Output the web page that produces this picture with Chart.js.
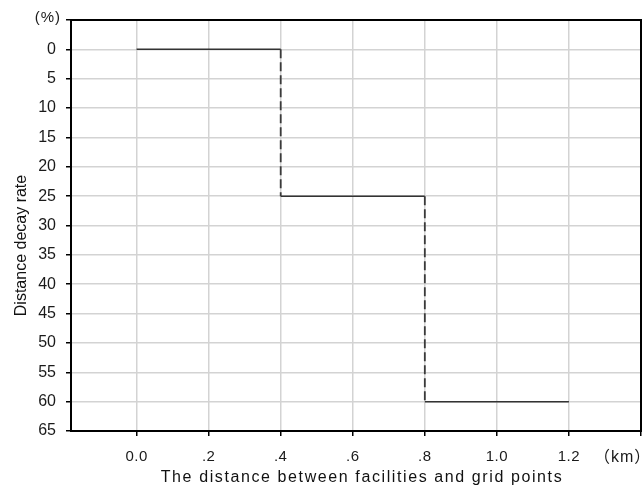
<!DOCTYPE html>
<html lang="en">
<head>
  <meta charset="UTF-8" />
  <title>Distance decay rate</title>
  <script src="https://cdn.jsdelivr.net/npm/chart.js"></script>
  <style>
    html, body { margin: 0; padding: 0; background: #fff; }
    .wrap { width: 644px; height: 489px; }
  </style>
</head>
<body>
  <div class="wrap">
    <canvas id="chart" width="644" height="489"></canvas>
  </div>

  <script>
    // step function: rate applies from stepStart to stepEnd (km)
    const stepStart = [0.0, 0.4, 0.8];
    const stepEnd = [0.4, 0.8, 1.2];
    const decayRate = [0, 25, 60];

    const xTickValues = [0, 0.2, 0.4, 0.6, 0.8, 1.0, 1.2, 1.4];
    const xTickLabels = ["0.0", ".2", ".4", ".6", ".8", "1.0", "1.2", ""];
    const yTickValues = [-5, 0, 5, 10, 15, 20, 25, 30, 35, 40, 45, 50, 55, 60, 65];
    const yTickLabels = ["", "0", "5", "10", "15", "20", "25", "30", "35", "40", "45", "50", "55", "60", "65"];

    const xUnit = "（km）";
    const yUnit = "(%)";

    // flat parts (solid) and the jumps between them (dashed), split by gaps
    const levels = [];
    const jumps = [];
    stepStart.forEach((s, i) => {
      levels.push({ x: s, y: decayRate[i] }, { x: stepEnd[i], y: decayRate[i] }, { x: stepEnd[i], y: null });
      if (i > 0) {
        jumps.push({ x: s, y: decayRate[i - 1] }, { x: s, y: decayRate[i] }, { x: s, y: null });
      }
    });

    const FONT = "'Liberation Sans', Arial, 'Noto Sans CJK SC', sans-serif";
    Chart.defaults.font.family = FONT;
    Chart.defaults.color = "#1a1a1a";

    // small tweaks to how the scale texts are painted (spacing / shift)
    function wrap(scale, name, spacing, dx, dy) {
      if (scale["_w_" + name]) return;
      const orig = scale[name].bind(scale);
      scale[name] = function (...args) {
        const ctx = scale.ctx;
        ctx.save();
        ctx.letterSpacing = spacing;
        ctx.translate(dx, dy);
        orig(...args);
        ctx.restore();
      };
      scale["_w_" + name] = true;
    }

    const noPad = s => { s.paddingLeft = 0; s.paddingRight = 0; s.paddingTop = 0; s.paddingBottom = 0; };

    const frame = {
      id: "frame",
      beforeDraw(chart) {
        wrap(chart.scales.x, "drawLabels", "0.5px", 0, 0);
        wrap(chart.scales.x, "drawTitle", "1.6px", 6, 0);
        wrap(chart.scales.y, "drawTitle", "0px", 0, 20);
      },
      afterDraw(chart) {
        const { ctx, chartArea: a } = chart;
        ctx.save();
        ctx.strokeStyle = "#000";
        ctx.lineWidth = 2;
        ctx.strokeRect(a.left, a.top, a.right - a.left, a.bottom - a.top);
        ctx.fillStyle = "#1a1a1a";
        ctx.font = "15px " + FONT;
        ctx.textBaseline = "middle";
        ctx.textAlign = "right";
        ctx.letterSpacing = "1px";
        ctx.fillText(yUnit, a.left - 10, a.top - 2);
        ctx.textAlign = "left";
        ctx.font = "16px " + FONT;
        ctx.fillText(xUnit, a.right - 47, 458);
        ctx.restore();
      }
    };

    new Chart(document.getElementById("chart"), {
      type: "scatter",
      data: {
        datasets: [{
          data: levels,
          showLine: true,
          spanGaps: false,
          borderColor: "#333",
          borderWidth: 1.5,
          pointRadius: 0
        }, {
          data: jumps,
          showLine: true,
          spanGaps: false,
          borderColor: "#3a3a3a",
          borderWidth: 1.8,
          borderDash: [9, 4],
          pointRadius: 0
        }]
      },
      options: {
        responsive: false,
        animation: false,
        layout: { autoPadding: false, padding: { top: 20, right: 3, left: 0, bottom: 0 } },
        plugins: { legend: { display: false }, tooltip: { enabled: false } },
        scales: {
          x: {
            type: "linear",
            min: -0.182,
            max: 1.4,
            afterBuildTicks: s => { s.ticks = xTickValues.map(v => ({ value: v })); },
            afterFit: s => { s.height = 58; noPad(s); },
            ticks: {
              autoSkip: false,
              maxRotation: 0,
              padding: 12,
              font: { size: 15 },
              callback: (v, i) => xTickLabels[i]
            },
            grid: { color: "#d3d3d3", lineWidth: 1.5, tickColor: "#000", tickLength: 5, tickWidth: 1.5 },
            border: { color: "#000", width: 2 },
            title: {
              display: true,
              text: "The distance between facilities and grid points",
              font: { size: 16 },
              color: "#111",
              padding: { top: 0, bottom: 2 }
            }
          },
          y: {
            type: "linear",
            reverse: true,
            min: -5,
            max: 65,
            afterBuildTicks: s => { s.ticks = yTickValues.map(v => ({ value: v })); },
            afterFit: s => { s.width = 71; noPad(s); },
            ticks: {
              autoSkip: false,
              padding: 10,
              font: { size: 16 },
              callback: (v, i) => yTickLabels[i]
            },
            grid: { color: "#d3d3d3", lineWidth: 1.5, tickColor: "#000", tickLength: 5, tickWidth: 1.5 },
            border: { color: "#000", width: 2 },
            title: {
              display: true,
              text: "Distance decay rate",
              font: { size: 16 },
              color: "#111",
              padding: { top: 12, bottom: 0 }
            }
          }
        }
      },
      plugins: [frame]
    });
  </script>
</body>
</html>
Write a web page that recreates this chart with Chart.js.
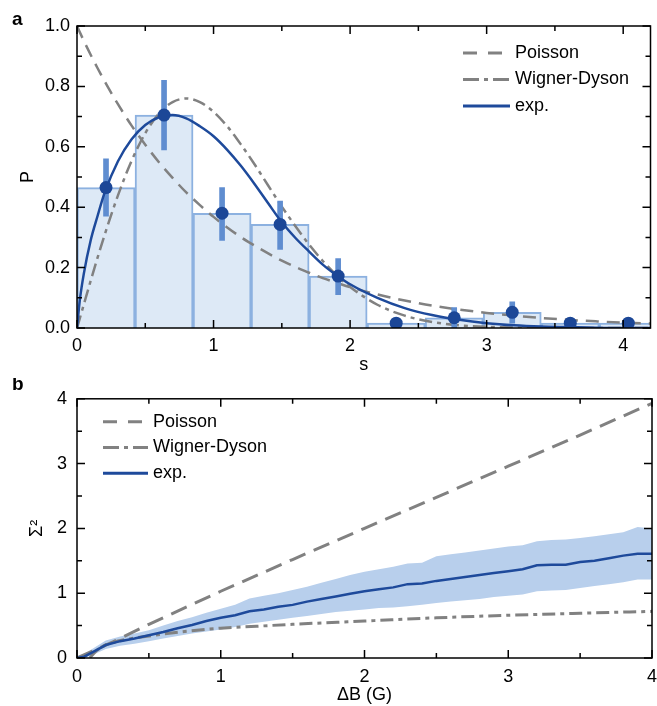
<!DOCTYPE html>
<html>
<head>
<meta charset="utf-8">
<title>Level spacing and number variance</title>
<script src="https://cdn.jsdelivr.net/npm/chart.js@4.4.1/dist/chart.umd.min.js"></script>
<style>
  html, body { margin: 0; padding: 0; background: #fff; }
  #wrap { position: relative; width: 657px; height: 706px; }
  canvas { position: absolute; left: 0; }
  #chartA { top: 0; }
  #chartB { top: 378px; }
</style>
</head>
<body>
<div id="wrap">
  <canvas id="chartA" width="657" height="378"></canvas>
  <canvas id="chartB" width="657" height="328"></canvas>
</div>
<script>
'use strict';

// ---- panel a: nearest-neighbour spacing distribution ----
var binCenters = [0.2125, 0.6375, 1.0625, 1.4875, 1.9125, 2.3375, 2.7625, 3.1875, 3.6125, 4.0375];
var binHeights = [0.465, 0.705, 0.38, 0.343, 0.172, 0.016, 0.034, 0.052, 0.016, 0.016];
var errLow = [0.37, 0.59, 0.29, 0.26, 0.11, 0.005, 0.0, 0.016, 0.005, 0.005];
var errHigh = [0.56, 0.82, 0.465, 0.42, 0.23, 0.027, 0.068, 0.087, 0.027, 0.027];

var sGrid = [0, 0.02, 0.05, 0.1, 0.15, 0.2, 0.3, 0.4, 0.5, 0.6, 0.7, 0.8, 0.9, 1.0, 1.1, 1.2,
  1.3, 1.4, 1.5, 1.6, 1.7, 1.8, 1.9, 2.0, 2.2, 2.4, 2.6, 2.8, 3.0, 3.2, 3.4, 3.6, 3.8, 4.0, 4.2];
var poissonP = [1, 0.980, 0.951, 0.905, 0.861, 0.819, 0.741, 0.670, 0.607, 0.549, 0.497, 0.449,
  0.407, 0.368, 0.333, 0.301, 0.273, 0.247, 0.223, 0.202, 0.183, 0.165, 0.150, 0.135, 0.111,
  0.091, 0.074, 0.061, 0.050, 0.041, 0.033, 0.027, 0.022, 0.018, 0.015];
var wignerP = [0, 0.031, 0.078, 0.156, 0.232, 0.305, 0.439, 0.554, 0.645, 0.710, 0.748, 0.760,
  0.748, 0.716, 0.668, 0.608, 0.542, 0.472, 0.402, 0.337, 0.276, 0.222, 0.175, 0.136, 0.077,
  0.041, 0.020, 0.009, 0.004, 0.0016, 0.0006, 0.0002, 0.0001, 0, 0];
var fitP = [0, 0.09, 0.18, 0.29, 0.37, 0.445, 0.552, 0.625, 0.672, 0.698, 0.705, 0.694, 0.668,
  0.635, 0.59, 0.537, 0.477, 0.413, 0.35, 0.298, 0.253, 0.21, 0.175, 0.145, 0.1, 0.066, 0.043,
  0.027, 0.016, 0.009, 0.005, 0.003, 0.001, 0, 0];

// ---- panel b: number variance vs field window ----
var dB = [0, 0.05, 0.1, 0.2, 0.3, 0.4, 0.5, 0.6, 0.7, 0.8, 0.9, 1.0, 1.1, 1.2, 1.3, 1.4, 1.5,
  1.6, 1.7, 1.8, 1.9, 2.0, 2.1, 2.2, 2.3, 2.4, 2.5, 2.6, 2.7, 2.8, 2.9, 3.0, 3.1, 3.2, 3.3,
  3.4, 3.5, 3.6, 3.7, 3.8, 3.9, 4.0];
var sigmaMean = [0, 0.02, 0.08, 0.2, 0.26, 0.3, 0.35, 0.4, 0.46, 0.51, 0.57, 0.62, 0.66, 0.72,
  0.75, 0.79, 0.82, 0.87, 0.91, 0.95, 0.99, 1.03, 1.06, 1.09, 1.14, 1.15, 1.19, 1.22, 1.25,
  1.28, 1.31, 1.34, 1.37, 1.43, 1.44, 1.44, 1.48, 1.5, 1.54, 1.58, 1.61, 1.61];
var sigmaHigh = [0, 0.06, 0.13, 0.27, 0.33, 0.38, 0.43, 0.5, 0.57, 0.63, 0.7, 0.76, 0.82, 0.92,
  0.96, 1.0, 1.05, 1.1, 1.16, 1.22, 1.28, 1.33, 1.37, 1.41, 1.46, 1.47, 1.57, 1.6, 1.63, 1.66,
  1.69, 1.72, 1.74, 1.8, 1.82, 1.83, 1.85, 1.88, 1.91, 1.94, 2.02, 2.0];
var sigmaLow = [0, 0, 0.04, 0.14, 0.19, 0.22, 0.26, 0.3, 0.34, 0.38, 0.41, 0.44, 0.48, 0.53,
  0.56, 0.59, 0.62, 0.65, 0.68, 0.71, 0.73, 0.75, 0.77, 0.78, 0.8, 0.82, 0.85, 0.87, 0.89,
  0.91, 0.94, 0.96, 0.98, 1.03, 1.04, 1.05, 1.08, 1.11, 1.14, 1.17, 1.21, 1.21];
var poissonB = [0, 0.25, 0.5, 1.0, 1.5, 2.0, 2.5, 3.0, 3.5, 4.0];
var poissonSigma = [0, 0.25, 0.52, 1.03, 1.52, 2.0, 2.48, 2.96, 3.44, 3.93];
var wignerB = [0.09, 0.12, 0.18, 0.25, 0.35, 0.5, 0.75, 1.0, 1.25, 1.5, 2.0, 2.5, 3.0, 3.5, 4.0];
var wignerSigma = [0, 0.08, 0.18, 0.24, 0.29, 0.34, 0.41, 0.46, 0.49, 0.52, 0.57, 0.62, 0.66, 0.69, 0.72];

var keyLabels = ['Poisson', 'Wigner-Dyson', 'exp.'];

var FONT = '"Liberation Sans", Arial, sans-serif';
var GRAY = '#818181';
var BLUE = '#1e4a9b';
var DASH = [13, 8];
var DASHDOT = [13, 5, 4, 5];

function pairs(xs, ys) {
  return xs.map(function (x, i) { return { x: x, y: ys[i] }; });
}

// inward ticks on all four sides plus a closed frame
function markTicks(scale, minor, major, draw) {
  var n = Math.floor((scale.max - scale.min) / minor + 1e-6);
  for (var i = 0; i <= n; i++) {
    var v = scale.min + i * minor;
    var isMajor = Math.abs(v / major - Math.round(v / major)) < 1e-6;
    draw(scale.getPixelForValue(v), isMajor ? 8 : 5);
  }
}

var frameTicks = {
  id: 'frameTicks',
  afterDatasetsDraw: function (chart, args, opts) {
    var ctx = chart.ctx;
    var area = chart.chartArea;
    ctx.save();
    ctx.strokeStyle = '#000';
    ctx.lineWidth = 1.5;
    ctx.beginPath();
    markTicks(chart.scales.x, opts.xMinor, opts.xMajor, function (px, len) {
      ctx.moveTo(px, area.bottom); ctx.lineTo(px, area.bottom - len);
      ctx.moveTo(px, area.top); ctx.lineTo(px, area.top + len);
    });
    markTicks(chart.scales.y, opts.yMinor, opts.yMajor, function (py, len) {
      ctx.moveTo(area.left, py); ctx.lineTo(area.left + len, py);
      ctx.moveTo(area.right, py); ctx.lineTo(area.right - len, py);
    });
    ctx.stroke();
    ctx.strokeRect(area.left, area.top, area.right - area.left, area.bottom - area.top);
    ctx.restore();
  }
};

var lineKey = {
  id: 'lineKey',
  afterDraw: function (chart, args, opts) {
    var ctx = chart.ctx;
    var styles = [
      { color: GRAY, dash: [14, 11] },
      { color: GRAY, dash: [16, 5, 4, 5] },
      { color: BLUE, dash: [] }
    ];
    ctx.save();
    ctx.font = '18px ' + FONT;
    ctx.textBaseline = 'middle';
    ctx.fillStyle = '#000';
    keyLabels.forEach(function (label, i) {
      var y = opts.y + i * opts.rowGap;
      ctx.beginPath();
      ctx.setLineDash(styles[i].dash);
      ctx.strokeStyle = styles[i].color;
      ctx.lineWidth = 3;
      ctx.moveTo(opts.x, y);
      ctx.lineTo(opts.x + opts.len, y);
      ctx.stroke();
      ctx.fillText(label, opts.x + opts.len + 5, y);
    });
    ctx.restore();
  }
};

var panelTag = {
  id: 'panelTag',
  afterDraw: function (chart, args, opts) {
    var ctx = chart.ctx;
    ctx.save();
    ctx.font = 'bold 19px ' + FONT;
    ctx.fillStyle = '#000';
    ctx.textBaseline = 'alphabetic';
    ctx.fillText(opts.text, 12, opts.y);
    ctx.restore();
  }
};

function fixWidth(w) { return function (scale) { scale.width = w; }; }
// fixed axis height; the last tick label may run into the right margin
function fixHeight(h) {
  return function (scale) {
    scale.height = h;
    scale.paddingRight = 0;
  };
}

var tickFont = { family: FONT, size: 18 };

// ---- chart a ----
var ctxA = document.getElementById('chartA').getContext('2d');
var chartA = new Chart(ctxA, {
  type: 'bar',
  data: {
    datasets: [{
      type: 'bar',
      data: pairs(binCenters, binHeights),
      backgroundColor: '#dde9f6',
      borderColor: '#8cb1e0',
      borderWidth: 2,
      barPercentage: 1,
      categoryPercentage: 1,
      grouped: false,
      order: 6
    }, {
      type: 'line',
      data: pairs(sGrid, poissonP),
      borderColor: GRAY,
      borderWidth: 2.5,
      borderDash: DASH,
      pointRadius: 0,
      cubicInterpolationMode: 'monotone',
      order: 5
    }, {
      type: 'line',
      data: pairs(sGrid, wignerP),
      borderColor: GRAY,
      borderWidth: 2.5,
      borderDash: DASHDOT,
      pointRadius: 0,
      cubicInterpolationMode: 'monotone',
      order: 4
    }, {
      type: 'bar',
      data: binCenters.map(function (x, i) { return { x: x, y: [errLow[i], errHigh[i]] }; }),
      backgroundColor: '#5f8dd0',
      barThickness: 5,
      grouped: false,
      order: 3
    }, {
      type: 'line',
      data: pairs(sGrid, fitP),
      borderColor: BLUE,
      borderWidth: 2.5,
      pointRadius: 0,
      cubicInterpolationMode: 'monotone',
      order: 2
    }, {
      type: 'scatter',
      data: pairs(binCenters, binHeights),
      backgroundColor: '#1c4797',
      borderWidth: 0,
      pointRadius: 6.5,
      order: 1
    }]
  },
  options: {
    responsive: false,
    animation: false,
    layout: { padding: { top: 26, right: 5, left: 0, bottom: 0 } },
    plugins: {
      legend: { display: false },
      tooltip: { enabled: false },
      frameTicks: { xMajor: 1, xMinor: 0.5, yMajor: 0.2, yMinor: 0.1 },
      lineKey: { x: 463, y: 53, rowGap: 26.5, len: 47 },
      panelTag: { text: 'a', y: 25 }
    },
    scales: {
      x: {
        type: 'linear',
        offset: false,
        min: 0,
        max: 4.2,
        grid: { display: false, drawTicks: false, tickLength: 0 },
        border: { display: false },
        ticks: { stepSize: 1, includeBounds: false, padding: 7, color: '#000', font: tickFont },
        title: { display: true, text: 's', color: '#000', font: tickFont, padding: { top: 0, bottom: 2 } },
        afterFit: fixHeight(50)
      },
      y: {
        min: 0,
        max: 1,
        grid: { display: false, drawTicks: false, tickLength: 0 },
        border: { display: false },
        ticks: {
          stepSize: 0.2, padding: 7, color: '#000', font: tickFont,
          callback: function (v) { return v.toFixed(1); }
        },
        title: { display: true, text: 'P', color: '#000', font: tickFont, padding: { top: 17, bottom: 0 } },
        afterFit: fixWidth(77)
      }
    }
  },
  plugins: [frameTicks, lineKey, panelTag]
});

// ---- chart b ----
var ctxB = document.getElementById('chartB').getContext('2d');
var chartB = new Chart(ctxB, {
  type: 'line',
  data: {
    datasets: [{
      data: pairs(dB, sigmaHigh),
      borderWidth: 0,
      pointRadius: 0,
      backgroundColor: '#b8cfec',
      fill: '+1',
      order: 5
    }, {
      data: pairs(dB, sigmaLow),
      borderWidth: 0,
      pointRadius: 0,
      fill: false,
      order: 5
    }, {
      data: pairs(poissonB, poissonSigma),
      borderColor: GRAY,
      borderWidth: 3,
      borderDash: [17, 9],
      pointRadius: 0,
      order: 3
    }, {
      data: pairs(wignerB, wignerSigma),
      borderColor: GRAY,
      borderWidth: 3,
      borderDash: DASHDOT,
      pointRadius: 0,
      cubicInterpolationMode: 'monotone',
      order: 3
    }, {
      data: pairs(dB, sigmaMean),
      borderColor: BLUE,
      borderWidth: 2.5,
      pointRadius: 0,
      order: 1
    }]
  },
  options: {
    responsive: false,
    animation: false,
    layout: { padding: { top: 15, right: 5, left: 0, bottom: 0 } },
    plugins: {
      legend: { display: false },
      tooltip: { enabled: false },
      frameTicks: { xMajor: 1, xMinor: 0.5, yMajor: 1, yMinor: 0.5 },
      lineKey: { x: 103, y: 43.7, rowGap: 25.8, len: 45 },
      panelTag: { text: 'b', y: 12 }
    },
    scales: {
      x: {
        type: 'linear',
        min: 0,
        max: 4,
        grid: { display: false, drawTicks: false, tickLength: 0 },
        border: { display: false },
        ticks: { stepSize: 1, padding: 8, color: '#000', font: tickFont },
        title: { display: true, text: 'ΔB (G)', color: '#000', font: tickFont, padding: { top: 0, bottom: 0 } },
        afterFit: fixHeight(48)
      },
      y: {
        min: 0,
        max: 4,
        grid: { display: false, drawTicks: false, tickLength: 0 },
        border: { display: false },
        ticks: { stepSize: 1, padding: 10, color: '#000', font: tickFont },
        title: { display: true, text: 'Σ²', color: '#000', font: tickFont, padding: { top: 26, bottom: 0 } },
        afterFit: fixWidth(77)
      }
    }
  },
  plugins: [frameTicks, lineKey, panelTag]
});
</script>
</body>
</html>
------
**WHAT IS ASKED**.
Considering only the records above, state the number of lines that include the word "this", with nothing added.

**PROBLEM SOLUTION**.
2